L'annonce de sa nomination a fait le tour du monde hier. Les journalistes de la musique classique de New York étaient en émoi et la grande majorité saluait ce choix. Le public new-yorkais le connaît déjà, car il a dirigé quelques fois des opéras au Met. 

Pour le moment, on se réjouit de son arrivée et on apprend à prononcer son nom. Michael Cooper du New York Times s'est empressé de donner une petite leçon à ses lecteurs. « His full name is pronounced yah-NEEK nay-ZAY say-GHEN », a-t-il écrit sur le site web du quotidien hier.

Cela dit, tout n'est pas gagné pour Yannick Nézet-Séguin, qui succède à James Levine. Ce dernier était le directeur musical du Met depuis 1975. C'est lui qui a donné à la plus connue des maisons d'opéra ses lettres de noblesse. Yannick Nézet-Séguin (YNS pour les intimes) connaît très bien les chaussures qu'il doit enfiler. Dans l'allocution qu'il a prononcée hier depuis Tokyo, il a eu de bons mots pour le maestro qui connaît des ennuis de santé et qui devra quitter ses fonctions à la fin de l'actuelle saison (il demeurera toutefois chef émérite).

Yannick Nézet-Séguin devra compter sur son immense talent et son irrésistible charme pour séduire le public et la critique de New York. Et Dieu sait si ces deux groupes peuvent être impitoyables.

C'est sans oublier le milieu de la musique classique international. Celui-ci peut être très mesquin. Hier, déjà, certains spécialistes émettaient des réserves quant au choix du Met et se posaient des questions quant aux capacités du jeune chef.

Quelques heures après l'annonce du Met, un journaliste du Guardian soumettait déjà des questions au jeune maestro. Il voulait savoir quels étaient ses goûts et quelle orientation musicale il entendait prendre. Bref, les grands observateurs du monde musical l'auront à l'oeil. Et à l'oreille.

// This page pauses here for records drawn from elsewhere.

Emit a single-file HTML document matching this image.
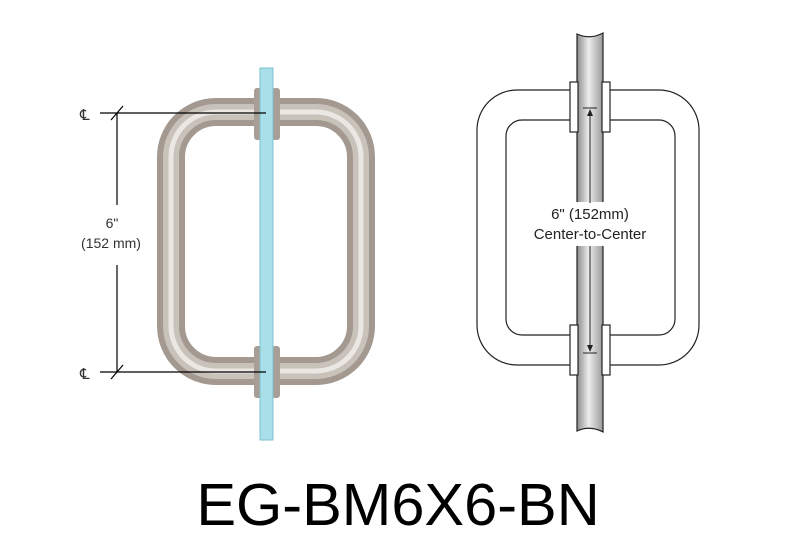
<!DOCTYPE html>
<html><head><style>body{margin:0;background:#fff}svg{display:block}</style></head><body>
<svg width="800" height="550" viewBox="0 0 800 550" xmlns="http://www.w3.org/2000/svg" font-family="Liberation Sans, sans-serif">
<defs>
<linearGradient id="glass2" x1="0" y1="0" x2="1" y2="0">
<stop offset="0" stop-color="#8c8c8c"/><stop offset="0.45" stop-color="#ececec"/><stop offset="1" stop-color="#9a9a9a"/></linearGradient>
</defs>
<!-- left handle -->
<rect x="171" y="112" width="190" height="259" rx="45" fill="none" stroke="#a39990" stroke-width="28"/>
<rect x="171" y="112" width="190" height="259" rx="45" fill="none" stroke="#c9c2bb" stroke-width="16"/>
<rect x="171" y="112" width="190" height="259" rx="45" fill="none" stroke="#ebe7e3" stroke-width="5"/>
<rect x="254" y="88" width="8" height="52" rx="3" fill="#a89e96"/>
<rect x="272" y="88" width="8" height="52" rx="3" fill="#a89e96"/>
<rect x="254" y="346" width="8" height="52" rx="3" fill="#a89e96"/>
<rect x="272" y="346" width="8" height="52" rx="3" fill="#a89e96"/>
<rect x="260" y="68" width="13" height="372" fill="#a8dfe8" stroke="#7cc3d0" stroke-width="1"/>
<g stroke="#000" stroke-width="1.2">
<line x1="100" y1="113" x2="266" y2="113"/><line x1="100" y1="372" x2="266" y2="372"/>
<line x1="117" y1="113" x2="117" y2="205"/><line x1="117" y1="265" x2="117" y2="372"/>
<line x1="111" y1="120" x2="123" y2="106"/><line x1="111" y1="379" x2="123" y2="365"/>
</g>
<text x="80" y="120" font-size="15" fill="#333">&#x2104;</text>
<text x="80" y="379" font-size="15" fill="#333">&#x2104;</text>
<text x="112" y="228" font-size="14" fill="#333" text-anchor="middle">6"</text>
<text x="111" y="248" font-size="14" fill="#333" text-anchor="middle">(152 mm)</text>
<!-- right handle -->
<g fill="none" stroke="#222" stroke-width="1.2">
<rect x="477" y="90" width="222" height="275" rx="40"/>
<rect x="506" y="120" width="169" height="215" rx="16"/>
</g>
<path d="M577 34 Q590 40 603 33 L603 432 Q590 425 577 431 Z" fill="url(#glass2)" stroke="#222" stroke-width="1.2"/>
<g fill="#fff" stroke="#222" stroke-width="1.2">
<rect x="570" y="82" width="8" height="50"/><rect x="602" y="82" width="8" height="50"/>
<rect x="570" y="325" width="8" height="50"/><rect x="602" y="325" width="8" height="50"/>
</g>
<rect x="555" y="202" width="70" height="44" fill="#fff"/>
<g stroke="#222" stroke-width="1">
<line x1="583" y1="108" x2="597" y2="108"/><line x1="583" y1="353" x2="597" y2="353"/>
<line x1="590" y1="112" x2="590" y2="203"/><line x1="590" y1="246" x2="590" y2="349"/>
</g>
<path d="M587 116 L590 109 L593 116Z M587 345 L590 352 L593 345Z" fill="#222"/>
<text x="590" y="219" font-size="15" fill="#222" text-anchor="middle">6" (152mm)</text>
<text x="590" y="239" font-size="15" fill="#222" text-anchor="middle">Center-to-Center</text>
<text x="398" y="525" font-size="59.5" fill="#000" text-anchor="middle">EG-BM6X6-BN</text>
</svg>
</body></html>
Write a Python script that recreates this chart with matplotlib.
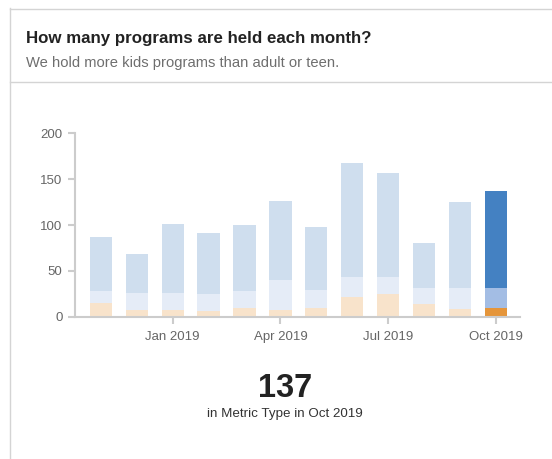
import numpy as np
import matplotlib
matplotlib.use('Agg')
import matplotlib.pyplot as plt
from matplotlib.lines import Line2D

plt.rcParams['font.family'] = ['Liberation Sans', 'DejaVu Sans']

# monthly program counts, Nov 2018 .. Oct 2019
months = ["Nov 2018", "Dec 2018", "Jan 2019", "Feb 2019", "Mar 2019", "Apr 2019",
          "May 2019", "Jun 2019", "Jul 2019", "Aug 2019", "Sep 2019", "Oct 2019"]
teen = [15, 7, 7, 6, 10, 7, 10, 22, 25, 14, 8, 9]
adult = [13, 19, 19, 19, 18, 33, 19, 21, 18, 17, 23, 22]
kids = [59, 42, 75, 66, 72, 86, 69, 125, 114, 49, 94, 106]
tick_months = ["Jan 2019", "Apr 2019", "Jul 2019", "Oct 2019"]
y_ticks = [0, 50, 100, 150, 200]

selected = len(months) - 1
total = teen[selected] + adult[selected] + kids[selected]

W, H = 552, 459
fig = plt.figure(figsize=(W / 100, H / 100), dpi=100)

# card outline and header divider
def fx(px):
    return px / W

def fy(py):
    return 1 - py / H

border = '#d4d4d4'
fig.add_artist(Line2D([fx(9.5), fx(9.5)], [fy(8), 0], color=border, lw=1))
fig.add_artist(Line2D([fx(9.5), 1], [fy(8.5), fy(8.5)], color=border, lw=1))
fig.add_artist(Line2D([fx(9.5), 1], [fy(81.5), fy(81.5)], color=border, lw=1))

fig.text(fx(26), fy(43), "How many programs are held each month?",
         fontsize=12.15, fontweight='bold', color='#222222', va='baseline')
fig.text(fx(26), fy(67), "We hold more kids programs than adult or teen.",
         fontsize=10.6, color='#6e6e6e', va='baseline')

ax = fig.add_axes([fx(75), fy(316.7), fx(520) - fx(75), fy(133.3) - fy(316.7)])

x = np.arange(len(months))
teen_c = ['#f8e3cb'] * len(months)
adult_c = ['#e5ecf7'] * len(months)
kids_c = ['#cfdeee'] * len(months)
teen_c[selected] = '#e5953a'
adult_c[selected] = '#a3bde4'
kids_c[selected] = '#4481c2'

bw = 0.62
ax.bar(x, teen, width=bw, color=teen_c, linewidth=0)
ax.bar(x, adult, width=bw, bottom=teen, color=adult_c, linewidth=0)
ax.bar(x, kids, width=bw, bottom=np.add(teen, adult), color=kids_c, linewidth=0)

ax.set_xlim(-0.72, len(months) - 1 + 0.67)
ax.set_ylim(0, 200)
ax.set_yticks(y_ticks)
ax.set_xticks([months.index(m) for m in tick_months])
ax.set_xticklabels(tick_months)

for s in ['top', 'right']:
    ax.spines[s].set_visible(False)
for s in ['left', 'bottom']:
    ax.spines[s].set_color('#cccccc')
    ax.spines[s].set_linewidth(1.5)
ax.tick_params(axis='both', colors='#cccccc', labelcolor='#666666',
               labelsize=9.5, length=5, width=1.5)
ax.tick_params(axis='x', pad=5)
ax.tick_params(axis='y', pad=4)

fig.text(fx(285), fy(397), f"{total}", fontsize=23.5, fontweight='bold',
         color='#222222', ha='center', va='baseline')
fig.text(fx(285), fy(417), f"in Metric Type in {months[selected]}", fontsize=9.6,
         color='#333333', ha='center', va='baseline')

fig.savefig("out.png", dpi=100)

En regardant l'annonce faite hier par Peter Gelb, directeur général du Met, ainsi que par quelques membres du conseil d'administration, il m'est apparu clair qu'en venant chercher Yannick Nézet-Séguin, le Met faisait un geste de marketing. On veut rajeunir l'image de la maison et lui procurer un vent de fraîcheur.

Quand on voit avec quelle rigidité ces gens se sont exprimés, on se dit que la pente sera abrupte et que le défi sera gigantesque pour le chef québécois.

Plusieurs biographies de Yannick Nézet-Séguin qui circulent sur le web le décrivent comme une « étoile montante » de la musique classique. Les auteurs vont devoir modifier leur texte. L'étoile a atteint le sommet. Elle brille fort. Même qu'on la confond avec le soleil.